Adsorption thermodynamics of two-domain antifreeze proteins: theory and Monte Carlo simulations.

In this paper we develop the statistical thermodynamics of two-domain antifreeze proteins adsorbed on ice. We use a coarse-grained model and a lattice network in order to represent the protein and ice, respectively. The theory is obtained by combining the exact analytical expression for the partition function of non-interacting linear k-mers adsorbed in one dimension, and its extension to higher dimensions. The total and partial adsorption isotherms, and the coverage and temperature dependence of the Helmholtz free energy and configurational entropy are given. The formalism reproduces the classical Langmuir equation, leads to the exact statistical thermodynamics of molecules adsorbed in one dimension, and provides a close approximation for two-dimensional systems.
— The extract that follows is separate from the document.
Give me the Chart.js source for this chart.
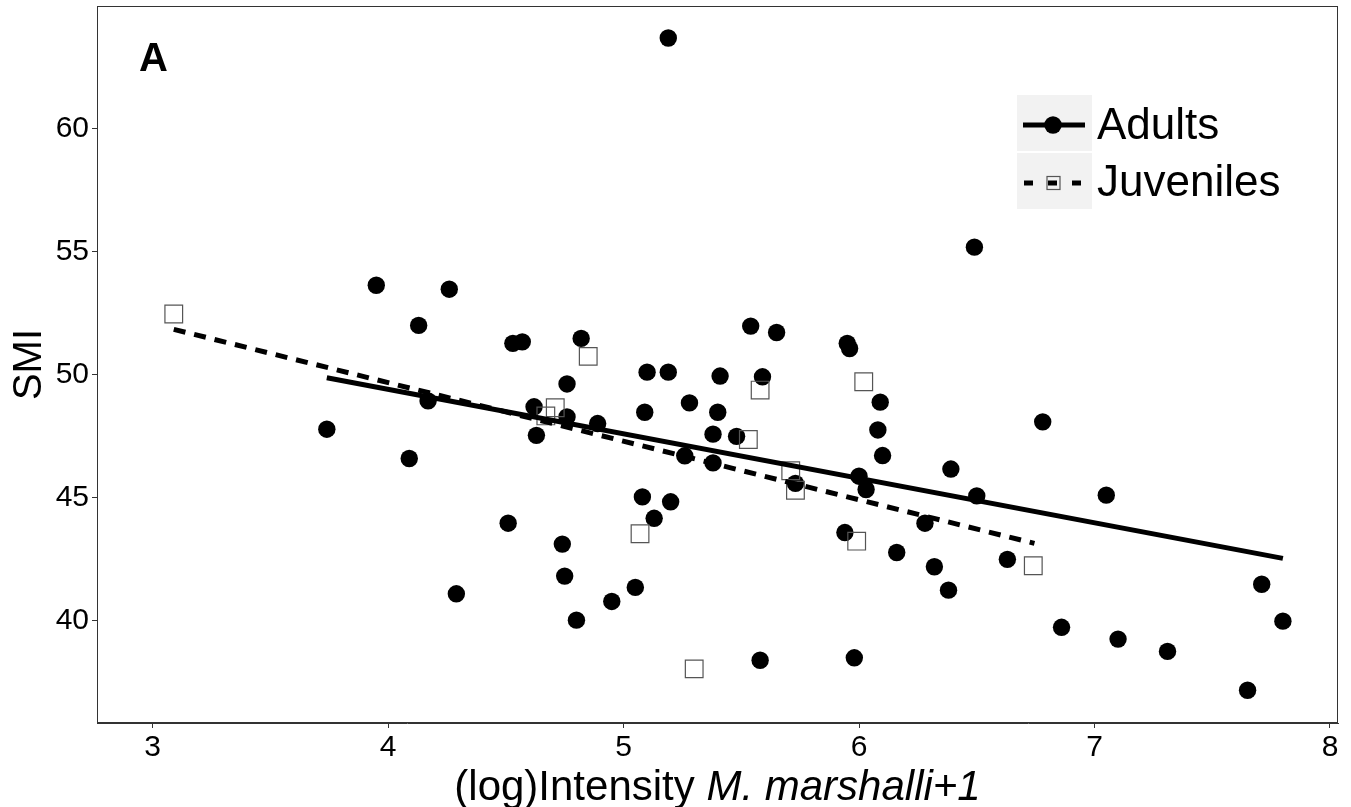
<!DOCTYPE html>
<html>
<head>
<meta charset="utf-8">
<script src="https://cdn.jsdelivr.net/npm/chart.js@4/dist/chart.umd.min.js"></script>
<style>
  html, body { margin: 0; padding: 0; background: #fff; }
  #wrap { width: 1351px; height: 807px; }
</style>
</head>
<body>
<div id="wrap"><canvas id="myChart" width="1351" height="807"></canvas></div>
<script>
// adults: filled circles
const adultsX = [5.19, 3.95, 4.26, 4.13, 4.53, 4.57, 4.82, 5.54, 5.65, 5.95, 5.96, 5.10, 5.19, 5.41, 5.59,
  4.76, 4.17, 3.74, 4.09, 4.62, 4.63, 4.76, 4.89, 5.09, 5.28, 5.40, 5.38, 5.48, 5.26, 5.38,
  6.09, 6.08, 6.10, 6.00, 6.03, 5.73, 6.39, 6.50, 6.49, 6.78, 7.05, 5.08, 5.13, 5.20, 4.51,
  5.94, 6.28, 6.16, 6.32, 6.38, 6.63, 4.74, 4.75, 4.29, 4.80, 4.95, 5.05, 5.58, 5.98, 6.86,
  7.10, 7.31, 7.65, 7.71, 7.80];
const adultsY = [63.69, 53.64, 53.48, 52.01, 51.28, 51.34, 51.48, 51.98, 51.72, 51.28, 51.07, 50.11, 50.11, 49.95, 49.92,
  49.63, 48.94, 47.79, 46.60, 48.70, 47.54, 48.29, 48.02, 48.48, 48.86, 48.48, 47.59, 47.50, 46.71, 46.42,
  48.89, 47.76, 46.72, 45.88, 45.34, 45.59, 46.17, 45.08, 55.19, 48.09, 45.11, 45.04, 44.17, 44.84, 43.97,
  43.59, 43.97, 42.78, 42.20, 41.25, 42.50, 43.12, 41.82, 41.10, 40.03, 40.79, 41.36, 38.40, 38.50, 39.74,
  39.26, 38.76, 37.18, 41.49, 39.99];

// juveniles: open squares
const juvX = [3.09, 4.85, 4.71, 4.67, 5.58, 5.53, 5.71, 5.73, 5.07, 5.30, 6.02, 5.99, 6.74];
const juvY = [52.47, 50.75, 48.66, 48.33, 49.38, 47.37, 46.10, 45.31, 43.54, 38.05, 49.72, 43.24, 42.24];

// fitted lines (end points)
const fitAdultsX = [3.74, 7.80];
const fitAdultsY = [49.88, 42.54];
const fitJuvX = [3.09, 6.745];
const fitJuvY = [51.85, 43.15];

const xTicks = [3, 4, 5, 6, 7, 8];
const yTicks = [40, 45, 50, 55, 60];
const seriesLabels = ['Adults', 'Juveniles'];

const FONT = '"Liberation Sans", Arial, Helvetica, sans-serif';
Chart.defaults.font.family = FONT;

const toPts = (xs, ys) => xs.map((x, i) => ({ x: x, y: ys[i] }));

// frame, panel letter, x title with italic part, legend
const extras = {
    id: 'extras',
    afterDraw(chart) {
        const ctx = chart.ctx;
        const a = chart.chartArea;
        ctx.save();
        ctx.strokeStyle = '#333';
        ctx.lineWidth = 1;
        ctx.strokeRect(a.left + 0.5, a.top + 0.5, a.right - a.left - 1, a.bottom - a.top - 1);

        ctx.fillStyle = '#000';
        ctx.textBaseline = 'alphabetic';
        ctx.textAlign = 'left';
        ctx.font = 'bold 40px ' + FONT;
        ctx.fillText('A', a.left + 42, 71);

        // x axis title
        const p1 = '(log)Intensity ';
        const p2 = 'M. marshalli+1';
        ctx.font = '42px ' + FONT;
        const w1 = ctx.measureText(p1).width;
        ctx.font = 'italic 42px ' + FONT;
        const w2 = ctx.measureText(p2).width;
        const x0 = (a.left + a.right) / 2 - (w1 + w2) / 2;
        ctx.font = '42px ' + FONT;
        ctx.fillText(p1, x0, 800);
        ctx.font = 'italic 42px ' + FONT;
        ctx.fillText(p2, x0 + w1, 800);

        // legend
        const kx = 1017, kw = 75, kh = 56;
        const tops = [95, 153];
        tops.forEach((t) => {
            ctx.fillStyle = '#f2f2f2';
            ctx.fillRect(kx, t, kw, kh);
        });
        // adults key
        let cy = 125;
        ctx.strokeStyle = '#000';
        ctx.lineWidth = 5;
        ctx.beginPath();
        ctx.moveTo(kx + 6, cy);
        ctx.lineTo(kx + 68, cy);
        ctx.stroke();
        ctx.fillStyle = '#000';
        ctx.beginPath();
        ctx.arc(kx + 36, cy, 8.7, 0, Math.PI * 2);
        ctx.fill();
        // juveniles key
        cy = 183;
        ctx.setLineDash([9, 15]);
        ctx.beginPath();
        ctx.moveTo(kx + 7, cy);
        ctx.lineTo(kx + 66, cy);
        ctx.stroke();
        ctx.setLineDash([]);
        ctx.strokeStyle = '#555';
        ctx.lineWidth = 1.2;
        ctx.strokeRect(kx + 30, cy - 6.5, 13, 13);

        ctx.fillStyle = '#000';
        ctx.font = '44px ' + FONT;
        ctx.textBaseline = 'middle';
        ctx.fillText(seriesLabels[0], 1097, 127);
        ctx.fillText(seriesLabels[1], 1097, 184);
        ctx.restore();
    }
};

const ctx1 = document.getElementById('myChart').getContext('2d');
const myChart = new Chart(ctx1, {
    type: 'scatter',
    data: {
        datasets: [{
            label: 'Adults fit',
            data: toPts(fitAdultsX, fitAdultsY),
            showLine: true,
            borderColor: '#000',
            borderWidth: 5,
            pointRadius: 0,
            order: 1
        }, {
            label: 'Juveniles fit',
            data: toPts(fitJuvX, fitJuvY),
            showLine: true,
            borderColor: '#000',
            borderWidth: 5,
            borderDash: [12, 9],
            pointRadius: 0,
            order: 0
        }, {
            label: seriesLabels[0],
            data: toPts(adultsX, adultsY),
            pointStyle: 'circle',
            pointRadius: 8.7,
            backgroundColor: '#000',
            borderWidth: 0,
            order: 3
        }, {
            label: seriesLabels[1],
            data: toPts(juvX, juvY),
            pointStyle: 'rect',
            pointRadius: 12.5,
            backgroundColor: 'rgba(0,0,0,0)',
            borderColor: '#555',
            borderWidth: 1.2,
            order: 2
        }]
    },
    options: {
        responsive: false,
        animation: false,
        events: [],
        layout: { autoPadding: false, padding: { top: 6, right: 13, left: 0, bottom: 0 } },
        plugins: {
            legend: { display: false },
            tooltip: { enabled: false }
        },
        scales: {
            x: {
                type: 'linear',
                min: 2.764,
                max: 8.034,
                afterBuildTicks: (s) => { s.ticks = xTicks.map(v => ({ value: v })); },
                afterFit: (s) => { s.height = 84; s.paddingLeft = 0; s.paddingRight = 0; },
                grid: { drawOnChartArea: false, drawTicks: true, tickLength: 5, color: '#333' },
                border: { color: '#333', width: 1 },
                ticks: { font: { size: 30 }, color: '#000', padding: 2 }
            },
            y: {
                type: 'linear',
                min: 35.85,
                max: 64.99,
                afterBuildTicks: (s) => { s.ticks = yTicks.map(v => ({ value: v })); },
                afterFit: (s) => { s.width = 97; s.paddingTop = 0; s.paddingBottom = 0; },
                grid: { drawOnChartArea: false, drawTicks: true, tickLength: 5, color: '#333' },
                border: { color: '#333', width: 1 },
                ticks: { font: { size: 30 }, color: '#000', padding: 3 },
                title: {
                    display: true,
                    text: 'SMI',
                    color: '#000',
                    font: { size: 40 },
                    padding: { top: 6, bottom: 0 }
                }
            }
        }
    },
    plugins: [extras]
});
</script>
</body>
</html>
Comparisons with analytical data obtained using the modified Langmuir model (MLM) and Monte Carlo simulations in the grand canonical ensemble were performed in order to test the validity of the theoretical predictions. In the MC calculations, the different mechanisms proposed in the literature to describe the adsorption of two-domain antifreeze proteins on ice were analyzed. Indistinguishable results were obtained in all cases, which verifies the thermodynamic equivalence of these mechanisms and allows the choice of the most suitable mechanism for theoretical studies of equilibrium properties. Even though a good qualitative agreement is obtained between MLM and MC data, it is found that the new theoretical framework offers a more accurate description of the phenomenon of adsorption of two-domain antifreeze proteins.